During the meantime, the driver also confirmed to my sister on the phone that he would destroy all of our items if we did not pay him the cash prior to him even showing up to her house. By that time, we found a weigh station that was less than a mile from my sister’s house, but he nonetheless refused to go. Then, he stated he would go, but delayed arrival (he was supposed to arrive between 9 and noon) until after the station had closed. He arrived at 3 and the station closed at 3, and then used that as an excuse for why he couldn’t get the property weighed. He refused to go to any of the other weigh stations. He said that if we delayed delivery, he was going to charge us $1000 per day.

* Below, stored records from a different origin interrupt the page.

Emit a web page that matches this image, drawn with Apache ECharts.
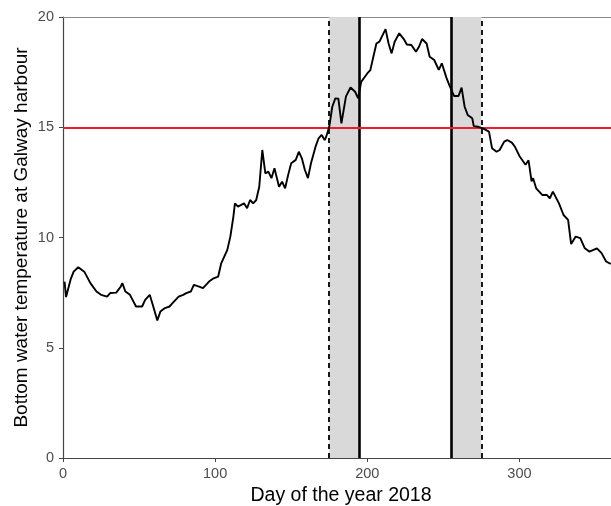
<!DOCTYPE html>
<html>
<head>
<meta charset="utf-8">
<title>Bottom water temperature, Galway harbour 2018</title>
<script src="https://cdn.jsdelivr.net/npm/echarts@6/dist/echarts.min.js"></script>
<style>
  html, body { margin: 0; padding: 0; background: #fff; }
  #chart { width: 611px; height: 506px; }
</style>
</head>
<body>
<div id="chart"></div>
<script>
// Day of year and daily bottom water temperature (°C)
const dayOfYear = [1, 2, 5, 7, 10, 14, 18, 22, 25, 29, 31, 35, 38, 39, 41, 44, 48, 52, 54, 57,
  59, 62, 64, 67, 70, 72, 76, 79, 81, 84, 86, 89, 92, 96, 99, 102, 104, 108, 110, 112,
  113, 115, 119, 121, 123, 125, 127, 129, 131, 133, 135, 137, 139, 142, 144, 146, 148, 150, 153, 155,
  157, 159, 161, 163, 166, 168, 170, 172, 173, 175, 177, 179, 181, 183, 186, 189, 192, 194, 196, 200,
  202, 204, 206, 208, 212, 214, 216, 218, 221, 224, 226, 229, 232, 234, 236, 239, 241, 244, 247, 249,
  252, 254, 257, 260, 262, 264, 266, 269, 270, 273, 276, 280, 282, 285, 287, 290, 292, 295, 297, 300,
  304, 306, 308, 309, 311, 315, 318, 320, 322, 326, 329, 332, 334, 337, 340, 343, 346, 351, 354, 357, 360];
const bottomTemp = [8.0, 7.3, 8.1, 8.45, 8.65, 8.45, 7.93, 7.55, 7.4, 7.32, 7.48, 7.5, 7.78, 7.93, 7.55, 7.4, 6.87, 6.87, 7.17, 7.4,
  6.95, 6.24, 6.64, 6.8, 6.87, 7.02, 7.32, 7.4, 7.48, 7.55, 7.85, 7.78, 7.7, 8.0, 8.15, 8.23, 8.83, 9.44, 10.04, 10.95,
  11.55, 11.4, 11.55, 11.33, 11.7, 11.55, 11.7, 12.3, 13.97, 12.91, 12.99, 12.69, 13.14, 12.3, 12.53, 12.23, 12.84, 13.37, 13.52, 13.89,
  13.59, 13.06, 12.69, 13.37, 14.12, 14.5, 14.65, 14.42, 14.57, 15.02, 15.93, 16.31, 16.3, 15.18, 16.4, 16.8, 16.61, 16.31, 17.06, 17.44,
  17.59, 18.2, 18.8, 18.88, 19.45, 18.8, 18.35, 18.88, 19.26, 19.0, 18.75, 18.73, 18.42, 18.65, 19.0, 18.8, 18.2, 18.05, 17.6, 17.9,
  17.25, 16.9, 16.42, 16.42, 16.8, 15.93, 15.56, 15.41, 15.05, 15.02, 14.95, 14.8, 14.05, 13.89, 13.97, 14.35, 14.42, 14.3, 14.12, 13.7,
  13.3, 13.5, 12.55, 12.69, 12.23, 11.93, 11.93, 11.78, 12.08, 11.55, 11.02, 10.8, 9.7, 10.04, 9.97, 9.51, 9.36, 9.51, 9.29, 8.91, 8.8];

// Temperature threshold and seasonal window markers (day of year)
const tempThreshold = 15;
const windowBands = [[175, 195], [255, 275]];
const solidMarkerDays = [195, 255];
const dashedMarkerDays = [175, 275];

// Axis settings (visible day range ends just past day 360)
const xRange = [0, 360.2];
const xTicks = [0, 100, 200, 300];
const yTicks = [0, 5, 10, 15, 20];

const seriesData = dayOfYear.map((d, i) => [d, bottomTemp[i]]);

const FONT = '"Liberation Sans", Arial, sans-serif';
const chart = echarts.init(document.getElementById('chart'), null, { renderer: 'canvas' });

const markLines = [];
solidMarkerDays.forEach(d => markLines.push({
  xAxis: d, lineStyle: { color: '#000', width: 2.6, type: 'solid' }
}));
dashedMarkerDays.forEach(d => markLines.push({
  xAxis: d, lineStyle: { color: '#000', width: 1.8, type: [5, 4] }
}));
markLines.push({
  yAxis: tempThreshold, lineStyle: { color: '#ee1c2e', width: 2.2, type: 'solid' }
});

chart.setOption({
  animation: false,
  backgroundColor: '#fff',
  grid: { left: 63, top: 17, right: 0, bottom: 48, containLabel: false, outerBoundsMode: 'none' },
  xAxis: [{
    type: 'value', min: xRange[0], max: xRange[1], interval: 100,
    name: 'Day of the year 2018', nameLocation: 'middle', nameGap: 19,
    nameTextStyle: { color: '#000', fontSize: 19.5, fontFamily: FONT, padding: [0, 0, 0, 8] },
    axisLine: { show: true, lineStyle: { color: '#444', width: 1.2 } },
    axisTick: { show: true, length: 4, lineStyle: { color: '#444' }, customValues: xTicks },
    axisLabel: { color: '#4d4d4d', fontSize: 14.5, fontFamily: FONT, margin: 8, customValues: xTicks },
    splitLine: { show: false }
  }, {
    type: 'value', position: 'top', min: xRange[0], max: xRange[1],
    axisLine: { show: true, lineStyle: { color: '#8a8a8a', width: 1.2 } },
    axisTick: { show: false }, axisLabel: { show: false }, splitLine: { show: false }
  }],
  yAxis: {
    type: 'value', min: 0, max: 20, interval: 5,
    name: 'Bottom water temperature at Galway harbour', nameLocation: 'middle', nameGap: 32,
    nameMoveOverlap: false,
    nameTextStyle: { color: '#000', fontSize: 19, fontFamily: FONT },
    axisLine: { show: true, lineStyle: { color: '#444', width: 1.2 } },
    axisTick: { show: true, length: 4, lineStyle: { color: '#444' }, customValues: yTicks },
    axisLabel: { color: '#4d4d4d', fontSize: 14.5, fontFamily: FONT, margin: 9, customValues: yTicks },
    splitLine: { show: false }
  },
  series: [{
    type: 'line',
    data: seriesData,
    showSymbol: false,
    lineStyle: { color: '#000', width: 1.9 },
    z: 5,
    markArea: {
      silent: true,
      itemStyle: { color: '#d9d9d9' },
      data: windowBands.map(b => [{ xAxis: b[0] }, { xAxis: b[1] }])
    },
    markLine: {
      silent: true, symbol: 'none', label: { show: false },
      data: markLines
    }
  }]
});
</script>
</body>
</html>
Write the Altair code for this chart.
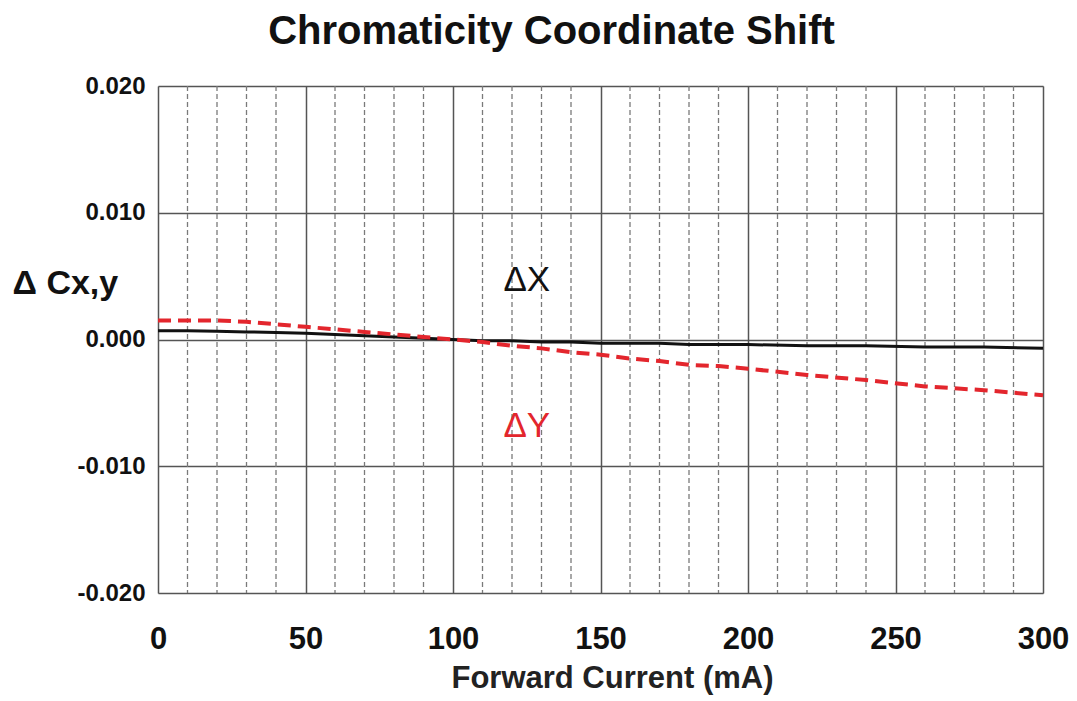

We called the Waretown sheriff. The police officers did come to observe the delivery and cash payment and made a report, but did nothing else. They took down the driver’s name and license.
The driver took the cash and dumped all of the property onto the street. He did not even unload it into the house or garage, as required in the contract and as advertised, although there was plenty of space for the truck to pull right up to the house.
The weight of the property should be roughly 2000 pounds and the estimated price of $1333 was for 2667 pounds, which Carrie said was probably an overestimate so that there would be no surprises when I booked. We paid a total of $3, 540.
We photographed all the items and video recorded the delivery. We are also obtaining the police report that has the identities of the driver and his assistant. Based on the owner’s own statements, I believe that they do this to all their customers who move out of the state as he bragged to me that they cannot sue him and that he doesn't have to comply with the laws. He told me that is just the way he does business.